**INSTRUCTION:**
Your task is to transcribe all of the data below exactly, omitting the images.

==========

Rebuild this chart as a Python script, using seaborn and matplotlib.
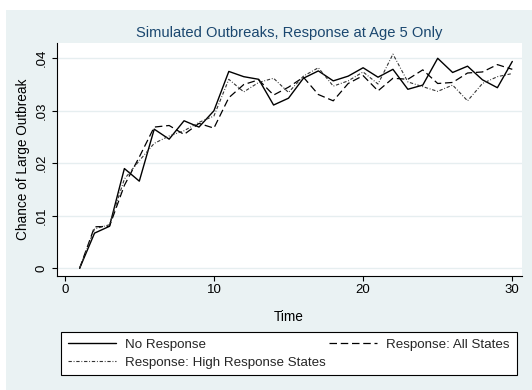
import matplotlib
matplotlib.use("Agg")
import matplotlib.pyplot as plt
from matplotlib.patches import Rectangle
from matplotlib.lines import Line2D
import numpy as np
import pandas as pd
import seaborn as sns

# ---- data ----
time = list(range(1, 31))
no_response = [0.0, 0.0067, 0.0080, 0.0190, 0.0166, 0.0265, 0.0246, 0.0281, 0.0269, 0.0300,
               0.0375, 0.0365, 0.0360, 0.0311, 0.0324, 0.0362, 0.0376, 0.0357, 0.0366, 0.0382,
               0.0364, 0.0379, 0.0341, 0.0349, 0.0400, 0.0373, 0.0385, 0.0359, 0.0344, 0.0394]
all_states = [0.0, 0.0079, 0.0080, 0.0158, 0.0212, 0.0269, 0.0272, 0.0255, 0.0276, 0.0267,
              0.0325, 0.0350, 0.0359, 0.0330, 0.0345, 0.0364, 0.0331, 0.0319, 0.0352, 0.0367,
              0.0338, 0.0362, 0.0360, 0.0378, 0.0352, 0.0354, 0.0372, 0.0374, 0.0388, 0.0379]
high_states = [0.0, 0.0075, 0.0083, 0.0170, 0.0205, 0.0238, 0.0252, 0.0262, 0.0278, 0.0290,
               0.0360, 0.0336, 0.0354, 0.0362, 0.0335, 0.0366, 0.0382, 0.0347, 0.0357, 0.0374,
               0.0351, 0.0408, 0.0355, 0.0346, 0.0337, 0.0349, 0.0319, 0.0352, 0.0365, 0.0371]
series_labels = ["No Response", "Response: All States", "Response: High Response States"]
x_ticks = [0, 10, 20, 30]
y_ticks = [0, 0.01, 0.02, 0.03, 0.04]
y_tick_labels = ["0", ".01", ".02", ".03", ".04"]
title = "Simulated Outbreaks, Response at Age 5 Only"
x_label = "Time"
y_label = "Chance of Large Outbreak"

# ---- style ----
sns.set_theme(style="white")
plt.rcParams['font.family'] = ['Liberation Sans', 'DejaVu Sans']

W, H = 532, 390
fig = plt.figure(figsize=(W / 100, H / 100), dpi=100)
fig.patch.set_facecolor('white')
bg = Rectangle((6 / W, 0), 1 - 6 / W, 1 - 10 / H, transform=fig.transFigure,
               facecolor='#EAF2F3', edgecolor='none', zorder=-10)
fig.patches.append(bg)

ax_l, ax_r, ax_t, ax_b = 56.7, 521.5, 42.7, 276.0
ax = fig.add_axes([ax_l / W, (H - ax_b) / H, (ax_r - ax_l) / W, (ax_b - ax_t) / H])
ax.set_facecolor('white')

styles = [
    dict(linestyle='-', linewidth=1.0, color='black'),
    dict(linestyle=(0, (6, 3)), linewidth=0.9, color='black'),
    dict(linestyle=(0, (3, 1.6, 0.8, 1.6)), linewidth=0.8, color='#333333'),
]
for vals, lab, st in zip([no_response, all_states, high_states], series_labels, styles):
    df = pd.DataFrame({"t": time, "v": vals})
    sns.lineplot(data=df, x="t", y="v", ax=ax, legend=False, **st)

ax.set_xlim((ax_l - 64.7) / 14.92, (ax_r - 64.7) / 14.92)
ax.set_ylim((268.3 - ax_b) / 5250, (268.3 - ax_t) / 5250)
ax.set_xticks(x_ticks)
ax.set_xticklabels([str(v) for v in x_ticks], fontsize=9.5)
ax.set_yticks(y_ticks)
ax.set_yticklabels(y_tick_labels, fontsize=9.5, rotation=90, va='center')

ax.yaxis.grid(True, color='#E6EEF0', linewidth=1.0)
ax.xaxis.grid(False)
ax.set_axisbelow(True)
for s in ['top', 'right']:
    ax.spines[s].set_visible(False)
for s in ['left', 'bottom']:
    ax.spines[s].set_color('black')
    ax.spines[s].set_linewidth(0.8)
ax.tick_params(axis='both', which='major', direction='out', length=3.6, width=0.8,
               color='black', labelcolor='black', bottom=True, left=True)
ax.tick_params(axis='x', pad=2)
ax.tick_params(axis='y', pad=3)

ax.set_xlabel(x_label, fontsize=9.8, labelpad=10, color='black')
ax.set_ylabel(y_label, fontsize=9.8, labelpad=4, color='black')
ax.set_title(title, fontsize=10.6, color='#1A476F', pad=4)

handles = [Line2D([], [], **styles[0]), Line2D([], [], **styles[2]), Line2D([], [], **styles[1])]
labels = [series_labels[0], series_labels[2], series_labels[1]]
leg_l, leg_r, leg_t = 61, 516.5, 332
leg = fig.legend(handles, labels, loc='upper left',
                 bbox_to_anchor=(leg_l / W, (H - leg_t) / H, (leg_r - leg_l) / W, 0.0001),
                 mode='expand', ncol=2, frameon=True, fancybox=False, edgecolor='black',
                 facecolor='white', framealpha=1, borderaxespad=0, fontsize=9.6,
                 handlelength=3.6, handletextpad=0.7, borderpad=0.5, labelspacing=0.4,
                 columnspacing=1.0)
leg.get_frame().set_linewidth(0.8)

fig.savefig("out.png", dpi=100, facecolor=fig.get_facecolor())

==========

**ANSWER:**
Rebuild this chart as a Python script, using seaborn and matplotlib.
import matplotlib
matplotlib.use("Agg")
import matplotlib.pyplot as plt
from matplotlib.patches import Rectangle
from matplotlib.lines import Line2D
import numpy as np
import pandas as pd
import seaborn as sns

# ---- data ----
time = list(range(1, 31))
no_response = [0.0, 0.0067, 0.0080, 0.0190, 0.0166, 0.0265, 0.0246, 0.0281, 0.0269, 0.0300,
               0.0375, 0.0365, 0.0360, 0.0311, 0.0324, 0.0362, 0.0376, 0.0357, 0.0366, 0.0382,
               0.0364, 0.0379, 0.0341, 0.0349, 0.0400, 0.0373, 0.0385, 0.0359, 0.0344, 0.0394]
all_states = [0.0, 0.0079, 0.0080, 0.0158, 0.0212, 0.0269, 0.0272, 0.0255, 0.0276, 0.0267,
              0.0325, 0.0350, 0.0359, 0.0330, 0.0345, 0.0364, 0.0331, 0.0319, 0.0352, 0.0367,
              0.0338, 0.0362, 0.0360, 0.0378, 0.0352, 0.0354, 0.0372, 0.0374, 0.0388, 0.0379]
high_states = [0.0, 0.0075, 0.0083, 0.0170, 0.0205, 0.0238, 0.0252, 0.0262, 0.0278, 0.0290,
               0.0360, 0.0336, 0.0354, 0.0362, 0.0335, 0.0366, 0.0382, 0.0347, 0.0357, 0.0374,
               0.0351, 0.0408, 0.0355, 0.0346, 0.0337, 0.0349, 0.0319, 0.0352, 0.0365, 0.0371]
series_labels = ["No Response", "Response: All States", "Response: High Response States"]
x_ticks = [0, 10, 20, 30]
y_ticks = [0, 0.01, 0.02, 0.03, 0.04]
y_tick_labels = ["0", ".01", ".02", ".03", ".04"]
title = "Simulated Outbreaks, Response at Age 5 Only"
x_label = "Time"
y_label = "Chance of Large Outbreak"

# ---- style ----
sns.set_theme(style="white")
plt.rcParams['font.family'] = ['Liberation Sans', 'DejaVu Sans']

W, H = 532, 390
fig = plt.figure(figsize=(W / 100, H / 100), dpi=100)
fig.patch.set_facecolor('white')
bg = Rectangle((6 / W, 0), 1 - 6 / W, 1 - 10 / H, transform=fig.transFigure,
               facecolor='#EAF2F3', edgecolor='none', zorder=-10)
fig.patches.append(bg)

ax_l, ax_r, ax_t, ax_b = 56.7, 521.5, 42.7, 276.0
ax = fig.add_axes([ax_l / W, (H - ax_b) / H, (ax_r - ax_l) / W, (ax_b - ax_t) / H])
ax.set_facecolor('white')

styles = [
    dict(linestyle='-', linewidth=1.0, color='black'),
    dict(linestyle=(0, (6, 3)), linewidth=0.9, color='black'),
    dict(linestyle=(0, (3, 1.6, 0.8, 1.6)), linewidth=0.8, color='#333333'),
]
for vals, lab, st in zip([no_response, all_states, high_states], series_labels, styles):
    df = pd.DataFrame({"t": time, "v": vals})
    sns.lineplot(data=df, x="t", y="v", ax=ax, legend=False, **st)

ax.set_xlim((ax_l - 64.7) / 14.92, (ax_r - 64.7) / 14.92)
ax.set_ylim((268.3 - ax_b) / 5250, (268.3 - ax_t) / 5250)
ax.set_xticks(x_ticks)
ax.set_xticklabels([str(v) for v in x_ticks], fontsize=9.5)
ax.set_yticks(y_ticks)
ax.set_yticklabels(y_tick_labels, fontsize=9.5, rotation=90, va='center')

ax.yaxis.grid(True, color='#E6EEF0', linewidth=1.0)
ax.xaxis.grid(False)
ax.set_axisbelow(True)
for s in ['top', 'right']:
    ax.spines[s].set_visible(False)
for s in ['left', 'bottom']:
    ax.spines[s].set_color('black')
    ax.spines[s].set_linewidth(0.8)
ax.tick_params(axis='both', which='major', direction='out', length=3.6, width=0.8,
               color='black', labelcolor='black', bottom=True, left=True)
ax.tick_params(axis='x', pad=2)
ax.tick_params(axis='y', pad=3)

ax.set_xlabel(x_label, fontsize=9.8, labelpad=10, color='black')
ax.set_ylabel(y_label, fontsize=9.8, labelpad=4, color='black')
ax.set_title(title, fontsize=10.6, color='#1A476F', pad=4)

handles = [Line2D([], [], **styles[0]), Line2D([], [], **styles[2]), Line2D([], [], **styles[1])]
labels = [series_labels[0], series_labels[2], series_labels[1]]
leg_l, leg_r, leg_t = 61, 516.5, 332
leg = fig.legend(handles, labels, loc='upper left',
                 bbox_to_anchor=(leg_l / W, (H - leg_t) / H, (leg_r - leg_l) / W, 0.0001),
                 mode='expand', ncol=2, frameon=True, fancybox=False, edgecolor='black',
                 facecolor='white', framealpha=1, borderaxespad=0, fontsize=9.6,
                 handlelength=3.6, handletextpad=0.7, borderpad=0.5, labelspacing=0.4,
                 columnspacing=1.0)
leg.get_frame().set_linewidth(0.8)

fig.savefig("out.png", dpi=100, facecolor=fig.get_facecolor())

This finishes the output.